Article Hindi

20 years of Duplicate: Good vs evil in Shah Rukh Khan’s first double role

As Khan’s first collaboration with Dharma Productions turns 20 years old today (8 May), we revisit the ubiquitous history of lookalikes in Hindi cinema and how it was used in the Mahesh Bhatt film. 

Sonal Pandya

Before actor Shah Rukh Khan stepped into Amitabh Bachchan’s shoes as Don in the 2006 remake, he took on his first double role in Duplicate (1998). The film, which released on 8 May 1998, was produced by Dharma Productions and directed by Mahesh Bhatt.

Khan had previously worked with Bhatt for the intense love story Chaahat (1996) and this would be the first time he was working with Yash Johar’s Dharma Productions on the light-hearted film. Here, he is the lovable but goofy Babloo who wants to be an international chef. However, unbeknownst to him, his lookalike Manu is trying to hide from the law and decides to use Babloo to hide his tracks.

The mistaken identities between the two causes comic and thrilling tension for those around them, including their love interests, Sonia (Juhi Chawla) and Lily (Sonali Bendre) and Babloo’s mother, Bebe (Farida Jalal).

Eventually, in this feature, good triumphs over evil as Babloo manages to clear his name and get Manu get captured by the police. The film was an average hit for Dharma Productions. It had good music by Anu Malik with songs like ‘Mere Mehboob Mere Sanam’ and 'Kathai Aankhon Wali'. But it got overshadowed by another in-house hit, Karan Johar’s debut Kuch Kuch Hota Hai (1998), also starring Khan.

Unlike most lookalike tropes in Indian cinema, Duplicate’s Babloo and Manu aren’t the least bit related. They are not twins separated at birth like in Ram Aur Shyam (1967), China Town (1962) and Seeta Aur Geeta (1972). In these films, the stronger sibling rises up to help their weaker kin.

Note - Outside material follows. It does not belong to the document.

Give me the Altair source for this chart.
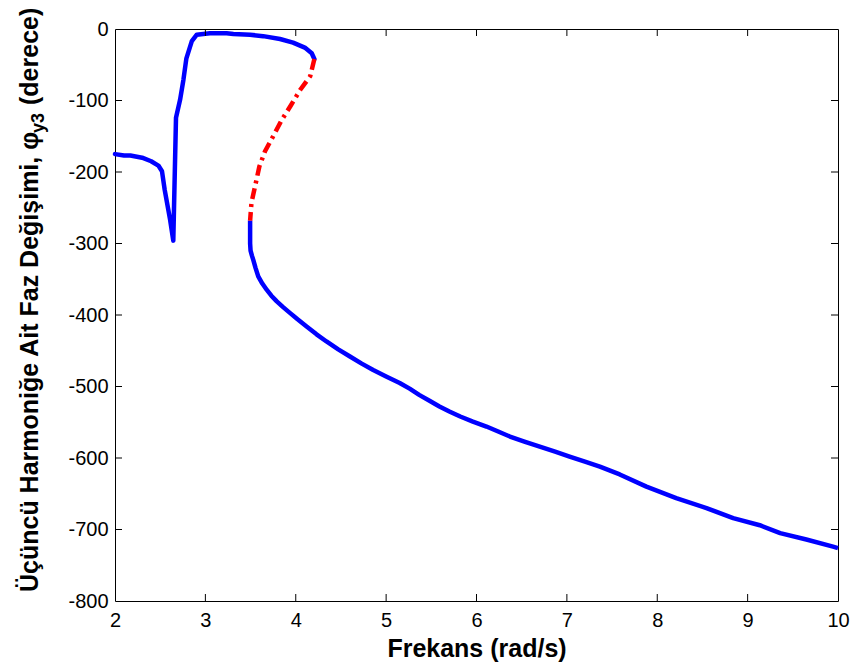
import altair as alt
import pandas as pd

# Blue branch 1 (low frequency, incl. dip and rise to the top fold)
b1_x = [2.00, 2.10, 2.17, 2.30, 2.40, 2.48, 2.52, 2.55, 2.61, 2.645, 2.675, 2.72, 2.757,
        2.79, 2.85, 2.905, 3.05, 3.235, 3.31, 3.495, 3.64, 3.826, 3.97, 4.10, 4.177, 4.206]
b1_y = [-175, -177, -177, -180, -185, -191, -199, -225, -267, -296, -124, -99, -71,
        -41, -17, -8, -6, -6, -7, -8, -10, -14, -19, -26, -34, -42]

# Red dash-dot (unstable) branch
r_x = [4.206, 4.16, 4.05, 3.94, 3.846, 3.75, 3.66, 3.598, 3.55, 3.51, 3.495]
r_y = [-42, -66, -85, -108, -127, -150, -171, -192, -220, -243, -268]

# Blue branch 2 (high frequency)
b2_x = [3.495, 3.495, 3.50, 3.515, 3.53, 3.555, 3.585, 3.63, 3.68, 3.73, 3.79, 3.86, 3.935,
        4.02, 4.12, 4.23, 4.34, 4.47, 4.60, 4.73, 4.857, 5.00, 5.15, 5.26, 5.37, 5.48,
        5.59, 5.70, 5.82, 5.96, 6.11, 6.24, 6.37, 6.53, 6.70, 6.87, 7.03, 7.20, 7.365,
        7.585, 7.88, 8.21, 8.545, 8.84, 9.135, 9.36, 9.65, 9.945, 10.0]
b2_y = [-268, -300, -310, -317, -323, -334, -346, -356, -365, -373, -381, -389, -397,
        -406, -416, -427, -437, -448, -458, -468, -477, -486, -495, -503, -512, -520,
        -528, -535, -542, -549, -556, -563, -570, -577, -584, -591, -598, -605, -612,
        -623, -640, -656, -670, -684, -694, -705, -714, -724, -726]

x_ticks = [2, 3, 4, 5, 6, 7, 8, 9, 10]
y_ticks = [-800, -700, -600, -500, -400, -300, -200, -100, 0]

W, H = 723, 572
FONT = "Liberation Sans"

rows = []
for name, xs_, ys_ in [("b1", b1_x, b1_y), ("r", r_x, r_y), ("b2", b2_x, b2_y)]:
    for i, (a, b) in enumerate(zip(xs_, ys_)):
        rows.append({"seg": name, "o": i, "f": a, "phi": b})
df = pd.DataFrame(rows)

xs = alt.Scale(domain=[2, 10], nice=False, zero=False)
ys = alt.Scale(domain=[-800, 0], nice=False, zero=False)

xaxis = alt.Axis(values=x_ticks, ticks=False, domain=False, grid=False,
                 labelExpr="'' + datum.value", labelFlush=False,
                 labelFont=FONT, labelFontSize=20, labelColor="black", labelPadding=9,
                 title="Frekans (rad/s)", titleFont=FONT, titleFontSize=25,
                 titleFontWeight="bold", titleColor="black", titlePadding=6)
yaxis = alt.Axis(values=y_ticks, ticks=False, domain=False, grid=False,
                 labelExpr="'' + datum.value", labelFlush=False,
                 labelFont=FONT, labelFontSize=20, labelColor="black", labelPadding=7,
                 title=None)

line_style = dict(strokeWidth=4.5, strokeJoin="round")
blue1 = alt.Chart(df[df.seg == "b1"]).mark_line(color="#0000FF", strokeCap="round", **line_style).encode(
    x=alt.X("f:Q", scale=xs, axis=xaxis),
    y=alt.Y("phi:Q", scale=ys, axis=yaxis),
    order="o:Q")
blue2 = alt.Chart(df[df.seg == "b2"]).mark_line(color="#0000FF", **line_style).encode(
    x=alt.X("f:Q", scale=xs), y=alt.Y("phi:Q", scale=ys), order="o:Q")
red = alt.Chart(df[df.seg == "r"]).mark_line(color="#FF0000", strokeDash=[11, 5, 3, 5],
                                              **line_style).encode(
    x=alt.X("f:Q", scale=xs), y=alt.Y("phi:Q", scale=ys), order="o:Q")

xt = pd.DataFrame({"t": x_ticks[1:-1]})
yt = pd.DataFrame({"t": y_ticks[1:-1]})
tick_style = dict(color="black", strokeWidth=1)
xt_bot = alt.Chart(xt).mark_rule(**tick_style).encode(
    x=alt.X("t:Q", scale=xs), y=alt.value(H - 7), y2=alt.value(H))
xt_top = alt.Chart(xt).mark_rule(**tick_style).encode(
    x=alt.X("t:Q", scale=xs), y=alt.value(0), y2=alt.value(7))
yt_left = alt.Chart(yt).mark_rule(**tick_style).encode(
    y=alt.Y("t:Q", scale=ys), x=alt.value(0), x2=alt.value(7))
yt_right = alt.Chart(yt).mark_rule(**tick_style).encode(
    y=alt.Y("t:Q", scale=ys), x=alt.value(W - 7), x2=alt.value(W))

title_style = dict(font=FONT, fontWeight="bold", angle=270, align="left",
                   baseline="alphabetic", color="black")
t1 = alt.Chart(pd.DataFrame({"s": ["Üçüncü Harmoniğe Ait Faz Değişimi, φ"]})).mark_text(
    fontSize=25, **title_style).encode(text="s:N", x=alt.value(-77), y=alt.value(563))
t2 = alt.Chart(pd.DataFrame({"s": ["y3"]})).mark_text(
    fontSize=18, **title_style).encode(text="s:N", x=alt.value(-71), y=alt.value(104))
t3 = alt.Chart(pd.DataFrame({"s": ["(derece)"]})).mark_text(
    fontSize=25, **title_style).encode(text="s:N", x=alt.value(-77), y=alt.value(76))

chart = alt.layer(blue1, blue2, red, xt_bot, xt_top, yt_left, yt_right, t1, t2, t3).properties(
    width=W, height=H,
    autosize=alt.AutoSizeParams(type="none"),
    padding={"left": 115, "top": 29, "right": 15, "bottom": 67},
    background="white",
).configure_view(stroke="black", strokeWidth=1)

chart.save("out.html", embed_options={"renderer": "svg", "actions": False})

One character tries to take the place of another, which is seen in films like Hum Dono (1961), Kasme Vaade (1978),  Kaho Naa... Pyaar Hai (2000) and Rowdy Rathore (2012). In these these examples, the lookalike is burdened with taking the place of someone who is deceased and filling their shoes.

Hum Dono (1961)

A happy ending is possible only in Dev Anand’s Hum Dono as Major Verma returns, wounded from the war and Captain Anand can return to his own life. However, in the cases of Kaho Naa... Pyaar Hai and Rowdy Rathore, the lookalike helps bring justice to the departed.

Since the 1950s, there have been quite a few instances of doubles and duplicates. This worked well as a star vehicle for actors like Dilip Kumar and Bachchan who have appeared in a number of films that featured this trope. The most famous of these is Don (1978), a landmark film for Bachchan, where he played the ruthless crime lord and a happy-go-lucky simpleton. Like Zanjeer (1973) and Sholay (1975), this ranks high in the Bachchan pantheon of films.

Don (1978)

However, as the times changed, so did audiences. The same storytelling which worked in the 1960s and 1970s doesn’t have the same success or impact as before. Rowdy Rathore (2012) was a hit for Akshay Kumar but Action Jackson (2014), which came two years later, didn’t work for Ajay Devgn.

In Tanu Weds Manu Returns (2015), Kangana Ranaut’s Tanu almost loses her husband Manu to a girl that kind of resembles like her, but in many ways, is almost the opposite of her.  

Om Shanti Om (2007) used the formula of lookalike via a reincarnation theme. Farah Khan’s film was, in a way, paying homage to the films of the past, and that helped it become a blockbuster. Her brother, Sajid Khan, used the madcap comedy Humshakals (2014) to create two sets of lookalikes in his story set in London. The craziness failed to entice audiences. With so much content available to audiences, on television, online and in theatres, they seem to have seen it all.

Additionally, the fatigue of déjà vu storytelling, reminding audiences of something they’ve already seen before and offering nothing new, can set in. The origins of a lookalike or doppelgänger have found fame in early fiction novels from Alexandre Dumas’s The Man in the Iron Mask, Charles Dickens’s A Tale of Two Cities and Mark Twain’s The Prince and The Pauper. Unsurprisingly, these all have been adapted on film and television.

Recently, the lookalike storytelling device was found in Hindi films like Prem Ratan Dhan Payo (2015) and Welcome To New York (2018). The first has many resemblances to Twain’s 1882 novel, The Prince and The Pauper, while the latter wanted audiences to believe that filmmaker Karan Johar had an evil lookalike. Prem Ratan Dhan Payo (2015) worked largely because of its superstar casting of Salman Khan, while Welcome To New York disappointed at the box office.

Twenty years ago, the lines of good and bad were not so blurry and that worked for Duplicate. Today, that may not pass muster for audiences who are used to stronger storytelling.